--- Records shown ---
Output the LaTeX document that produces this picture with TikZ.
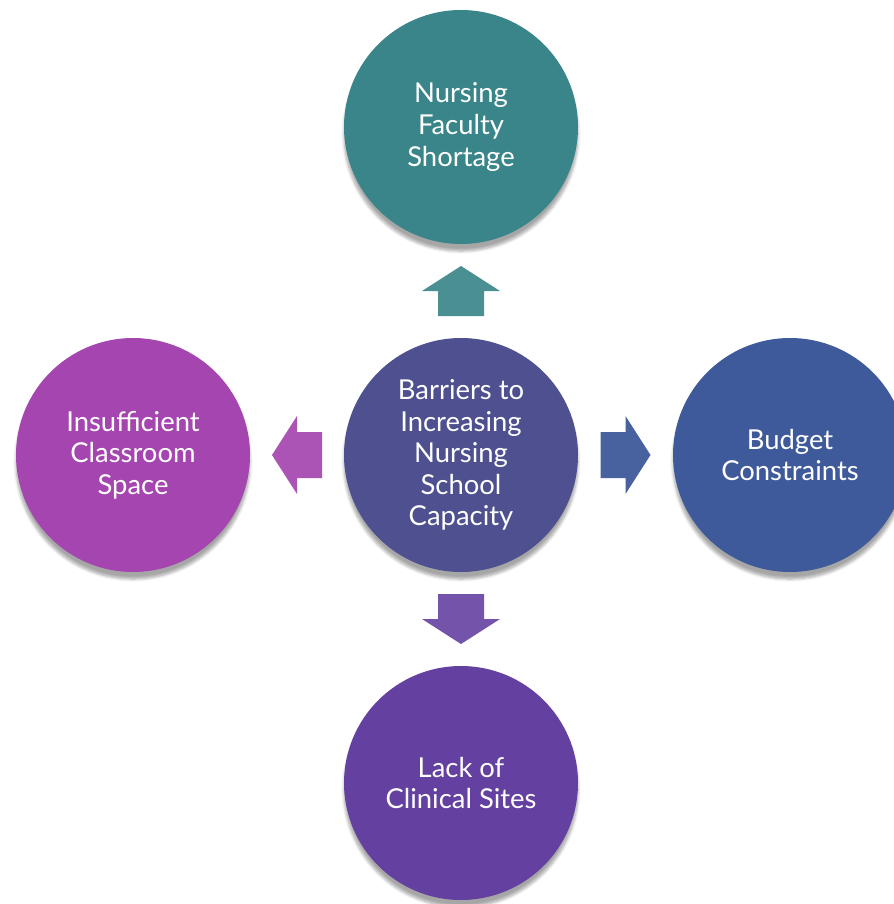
\documentclass[tikz,border=0pt]{standalone}
\usepackage{fontspec}
\setmainfont{Lato}
\usetikzlibrary{calc,shadows.blur}

\definecolor{facultyteal}{HTML}{3A8589}
\definecolor{hubslate}{HTML}{4E5090}
\definecolor{spacemagenta}{HTML}{A445B0}
\definecolor{budgetblue}{HTML}{3E5A9A}
\definecolor{sitespurple}{HTML}{6440A0}

\tikzset{
  blockarrow/.pic={
    \fill[pic actions] (-0.625,-0.575) -- (0,-0.575) -- (0,-0.975) -- (0.625,0)
      -- (0,0.975) -- (0,0.575) -- (-0.625,0.575) -- cycle;
  }
}

\begin{document}
\begin{tikzpicture}[
    barrier/.style={circle, minimum size=5.85cm, inner sep=0pt, text=white,
      align=center, font=\fontsize{19.5}{22.5}\selectfont,
      blur shadow={shadow xshift=0pt, shadow yshift=-5pt, shadow blur steps=6, shadow opacity=35}}
  ]
  \useasboundingbox (0,0) rectangle (22.35,-22.6);

  % Centre
  \node[barrier, fill=hubslate] (hub) at (11.525,-11.375)
    {Barriers to\\Increasing\\Nursing\\School\\Capacity};

  % Barriers
  \node[barrier, fill=facultyteal] (faculty) at (11.525,-3.175)
    {Nursing\\Faculty\\Shortage};
  \node[barrier, fill=spacemagenta] (space) at (3.325,-11.375)
    {Insufficient\\Classroom\\Space};
  \node[barrier, fill=budgetblue] (budget) at (19.75,-11.375)
    {Budget\\Constraints};
  \node[barrier, fill=sitespurple] (sites) at (11.525,-19.575)
    {Lack of\\Clinical Sites};

  % Arrows
  \coordinate (upmid) at ($(hub.north)!0.5!(faculty.south)$);
  \coordinate (leftmid) at ($(hub.west)!0.5!(space.east)$);
  \coordinate (rightmid) at ($(hub.east)!0.5!(budget.west)$);
  \coordinate (downmid) at ($(hub.south)!0.5!(sites.north)$);

  \pic[fill=facultyteal!92!white, rotate=90] at (upmid) {blockarrow};
  \pic[fill=spacemagenta!92!white, rotate=180] at (leftmid) {blockarrow};
  \pic[fill=budgetblue!95!white] at (rightmid) {blockarrow};
  \pic[fill=sitespurple!90!white, rotate=-90] at (downmid) {blockarrow};
\end{tikzpicture}
\end{document}
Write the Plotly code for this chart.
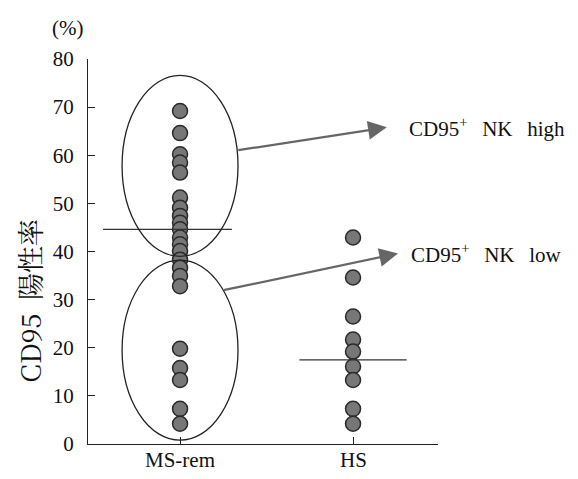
---
> [Exercise requirements]
Give all the lines above again, character for character, without pictures.

> [Exercise output]
Output the LaTeX document that produces this picture with TikZ.
\documentclass[tikz,border=0pt]{standalone}
\usepackage{fontspec}
\setmainfont{Lato}
\usetikzlibrary{calc,shadows.blur}

\definecolor{facultyteal}{HTML}{3A8589}
\definecolor{hubslate}{HTML}{4E5090}
\definecolor{spacemagenta}{HTML}{A445B0}
\definecolor{budgetblue}{HTML}{3E5A9A}
\definecolor{sitespurple}{HTML}{6440A0}

\tikzset{
  blockarrow/.pic={
    \fill[pic actions] (-0.625,-0.575) -- (0,-0.575) -- (0,-0.975) -- (0.625,0)
      -- (0,0.975) -- (0,0.575) -- (-0.625,0.575) -- cycle;
  }
}

\begin{document}
\begin{tikzpicture}[
    barrier/.style={circle, minimum size=5.85cm, inner sep=0pt, text=white,
      align=center, font=\fontsize{19.5}{22.5}\selectfont,
      blur shadow={shadow xshift=0pt, shadow yshift=-5pt, shadow blur steps=6, shadow opacity=35}}
  ]
  \useasboundingbox (0,0) rectangle (22.35,-22.6);

  % Centre
  \node[barrier, fill=hubslate] (hub) at (11.525,-11.375)
    {Barriers to\\Increasing\\Nursing\\School\\Capacity};

  % Barriers
  \node[barrier, fill=facultyteal] (faculty) at (11.525,-3.175)
    {Nursing\\Faculty\\Shortage};
  \node[barrier, fill=spacemagenta] (space) at (3.325,-11.375)
    {Insufficient\\Classroom\\Space};
  \node[barrier, fill=budgetblue] (budget) at (19.75,-11.375)
    {Budget\\Constraints};
  \node[barrier, fill=sitespurple] (sites) at (11.525,-19.575)
    {Lack of\\Clinical Sites};

  % Arrows
  \coordinate (upmid) at ($(hub.north)!0.5!(faculty.south)$);
  \coordinate (leftmid) at ($(hub.west)!0.5!(space.east)$);
  \coordinate (rightmid) at ($(hub.east)!0.5!(budget.west)$);
  \coordinate (downmid) at ($(hub.south)!0.5!(sites.north)$);

  \pic[fill=facultyteal!92!white, rotate=90] at (upmid) {blockarrow};
  \pic[fill=spacemagenta!92!white, rotate=180] at (leftmid) {blockarrow};
  \pic[fill=budgetblue!95!white] at (rightmid) {blockarrow};
  \pic[fill=sitespurple!90!white, rotate=-90] at (downmid) {blockarrow};
\end{tikzpicture}
\end{document}
Write the Plotly code for this chart.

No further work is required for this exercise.